He does not ask you to stay. He brings you a blanket and a glass of water and leaves both on the coffee table like offerings at an altar that may or may not accept them. In the bedroom, you hear him moving once, twice, then not at all. Sleep never comes for you. Only memory.
You remember your mother after the fire, sitting on the edge of your hospital bed with her purse in her lap and exhaustion stitched into every line of her face. She had worked as a cleaner in three offices, knees swollen, wrists always aching, yet when your despair turned ugly, she met it with the patience of saints and women who know sainthood is just another unpaid labor. “Anybody can love what is easy to look at,” she once told you while helping change your dressings. “That is not character. That is eyesight.”
At the time, you had almost laughed.
Now, at four in the morning, the sentence returns like a hand at your shoulder.
By dawn, your decision is not dramatic. It is tired.
You pack a small bag.
When Obinna comes out of the bedroom, he has the look of a man who has not slept either. The early light catches his face in a way that makes him look younger and more breakable than he did last night. You resent that softness in him because you feel none in yourself.
“I’m going to my mother’s,” you say.
He nods. “Do you want me to come with you?”
“No.”
“Do you want me to explain anything to her?”
“She already thinks men are a disappointing species. You’d only be confirming her research.”
A ghost of a smile touches his mouth and disappears. At least he knows not to ask whether you’re joking.
He walks you to the door anyway. At the threshold, he says, “Eden… Adaeze… whichever name you want from me, I will use.”
You look at him for a long moment.
“My own,” you say at last. “Use my own.”
His eyes lower. “Adaeze.”
The sound of it hurts more than expected. Not because it is wrong. Because it is right.
Your mother lives across town in a building with flaking paint and neighbors who know too much about everyone’s business. She opens the door in a wrapper and headscarf, squints at your garment bag and overnight case, and says, “Well. Either the wedding night was terrible or you came to show off leftover cake.”

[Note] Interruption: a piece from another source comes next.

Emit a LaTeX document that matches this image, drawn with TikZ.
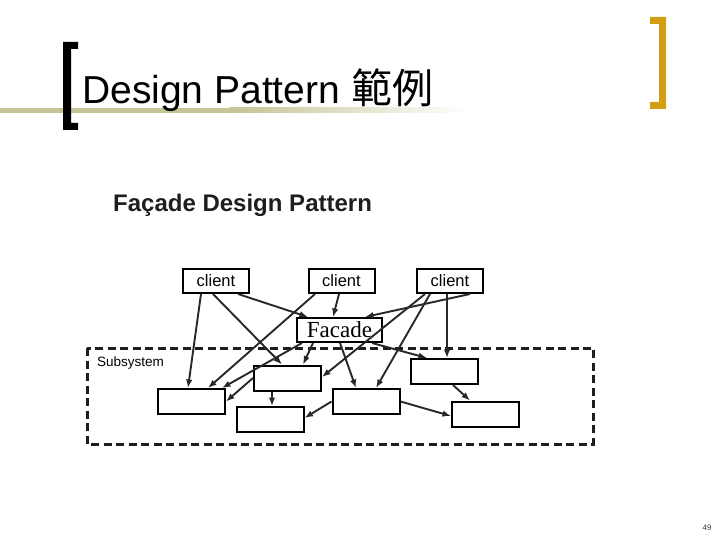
\documentclass[tikz,border=0pt]{standalone}
\usepackage{fontspec}
\setmainfont{Liberation Sans}
\newfontfamily\cjkfont{Noto Sans CJK TC}
\newfontfamily\seriffont{Liberation Serif}
\usetikzlibrary{arrows.meta,calc}
\definecolor{bandolive}{RGB}{196,196,150}
\definecolor{goldbr}{RGB}{210,158,20}
\definecolor{linegray}{RGB}{40,40,40}
\tikzset{
  box/.style={draw=black,line width=2bp,rectangle,inner sep=0pt,fill=white},
  clientbox/.style={box,minimum width=66bp,minimum height=24bp,font=\fontsize{16.5bp}{18bp}\selectfont},
  facadebox/.style={box,minimum width=85bp,minimum height=24bp,font=\seriffont\fontsize{23bp}{24bp}\selectfont},
  subbox/.style={box,minimum width=67bp,minimum height=25bp},
  conn/.style={draw=linegray,line width=1.9bp,-{Latex[length=8.5bp,width=6.5bp]}},
}
\begin{document}
\begin{tikzpicture}[x=1bp,y=-1bp]
\useasboundingbox (0,0) rectangle (720,540);
% header band
\fill[bandolive] (0,108) rectangle (230,113);
\shade[left color=bandolive,right color=white] (229.5,108) rectangle (470,113);
% brackets
\fill[black] (63,42) -- (78,42) -- (78,49) -- (71,49) -- (71,123) -- (78,123) -- (78,130) -- (63,130) -- cycle;
\fill[goldbr] (650,17) -- (666,17) -- (666,109) -- (650,109) -- (650,102) -- (659,102) -- (659,24) -- (650,24) -- cycle;
% title
\node[anchor=base west,inner sep=0pt,font=\fontsize{39bp}{42bp}\selectfont] (title) at (82,104) {Design Pattern {\cjkfont\fontsize{41bp}{42bp}\selectfont 範例}};
\node[anchor=base west,inner sep=0pt,font=\bfseries\fontsize{24bp}{26bp}\selectfont,text={rgb,255:red,30;green,30;blue,30}] (sub) at (113,212) {Façade Design Pattern};
% subsystem
\draw[line width=3bp,draw={rgb,255:red,30;green,30;blue,30},dash pattern=on 8bp off 4.5bp] (87,348) rectangle (593,444);
\node[anchor=base west,inner sep=0pt,font=\fontsize{13.5bp}{15bp}\selectfont] (subsys) at (97,366) {Subsystem};
% nodes
\node[subbox] (A) at (191.5,401.5) {};
\node[subbox] (B) at (287.5,378) {};
\node[subbox] (C) at (270,419.5) {};
\node[subbox] (D) at (366,401.5) {};
\node[subbox] (E) at (444,371.5) {};
\node[subbox] (F) at (485.5,414) {};
\node[facadebox] (Fa) at (339.5,330) {Facade};
\node[clientbox] (c1) at (216,281) {client};
\node[clientbox] (c2) at (341.5,281) {client};
\node[clientbox] (c3) at (450,281) {client};
% connectors
\draw[conn] ([xshift=-15bp]c1.south) -- ([xshift=-3.5bp]A.north);
\draw[conn] ([xshift=-3bp]c1.south) -- ([xshift=-5.5bp]B.north);
\draw[conn] ([xshift=22bp]c1.south) -- ([xshift=-31.5bp]Fa.north);
\draw[conn] ([xshift=-26.5bp]c2.south) -- ([xshift=16.5bp]A.north);
\draw[conn] ([xshift=-2.5bp]c2.south) -- ([xshift=-6.5bp]Fa.north);
\draw[conn] ([xshift=-25bp]c3.south) -- ([yshift=1bp]B.east);
\draw[conn] ([xshift=-20bp]c3.south) -- ([xshift=10bp]D.north);
\draw[conn] ([xshift=20bp]c3.south) -- ([xshift=25.5bp]Fa.north);
\draw[conn] ([xshift=-3bp]c3.south) -- ([xshift=3bp]E.north);
\draw[conn] ([xshift=-37.5bp]Fa.south) -- ([xshift=30.5bp]A.north);
\draw[conn] ([xshift=-26.5bp]Fa.south) -- ([xshift=15.5bp]B.north);
\draw[conn] ([xshift=0.5bp]Fa.south) -- ([xshift=-10bp]D.north);
\draw[conn] ([xshift=32.5bp]Fa.south) -- ([xshift=-17bp]E.north);
\draw[conn] (B.west) -- (A.east);
\draw[conn] ([xshift=-15.5bp]B.south) -- ([xshift=2bp]C.north);
\draw[conn] (D.west) -- ([yshift=1.5bp]C.east);
\draw[conn] (D.east) -- ([yshift=-2bp]F.west);
\draw[conn] ([xshift=9bp]E.south) -- ([xshift=-15.5bp]F.north);
% page number
\node[inner sep=0pt,font=\fontsize{8bp}{9bp}\selectfont,text={rgb,255:red,60;green,60;blue,60}] (pg) at (707,528) {49};
\end{tikzpicture}
\end{document}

You burst into tears before answering.
That is how the first week of your marriage ends.
In your mother’s apartment, you become two people at once: the grown woman who has survived too much to be babied, and the daughter who still wants to crawl into a safer decade. She does not press for every detail immediately. She makes tea. She heats stew. She lets silence do its slow work. Only when your breathing evens out does she ask, “Did he hit you?”
“No.”
“Did he cheat?”
“No.”
“Did he turn out to have another wife in another city? Because men do love sequels.”
Despite yourself, you laugh.
Then you tell her everything.
Not gracefully. Not in order. You tell it in broken pieces, like unpacking shattered dishes from a box. The hidden sight. The old article. The name. The photograph. The recognition. The fear. The way his confession opened every old wound and poured uncertainty into it.
Your mother listens without interrupting, hands folded over one knee.
When you finish, she sighs through her nose. “So. He is a fool.”
“That’s all?”
“That is not all. But it is the foundation.”
You stare at her.
She shrugs. “A wicked man would use your scars to control you. A shallow man would run from them. A fool falls in love and then lies because he is terrified of losing what he loves. Still wrong. Still damaging. But not the same thing.”
“You’re defending him.”
“I am categorizing him. Accurate diagnosis matters.”
You groan and press your palms to your eyes.
She reaches over and nudges your knee. “Do you still love him?”
The question is indecent in its simplicity.
“Yes,” you whisper.
“Then your problem is not love. Your problem is trust. Love without trust is like soup without water. All seasoning, no substance.”
You let out a wet laugh. “Why is all your wisdom based on food?”
“Because hunger gets people’s attention.”
For three days, Obinna does not come by. He does not flood your phone with apologies. He sends one message each morning: I’m here. No pressure. No defense. Just truth when you want it.
You do not reply.
On the fourth day, Chiamaka visits.
You know her only a little, but she had stood beside Obinna at the wedding, elegant in sage green, sharp-tongued and protective the way certain cousins are. She brings puff-puff, two oranges, and the energy of a woman who has no respect for emotional walls. Your mother lets her in after making her state her purpose like a border official.
Chiamaka sits across from you and folds her legs beneath her.
“I’m not here to convince you to forgive him,” she says. “I’m here because there’s something you should know, and if he tells you himself, it’ll sound strategic.”
You narrow your eyes. “That’s not promising.”
“It isn’t. But it is honest.”
She reaches into her bag and pulls out a thin brown envelope, softened at the edges with age. Your stomach turns before she even opens it.
“This belonged to Chika,” she says. “My sister.”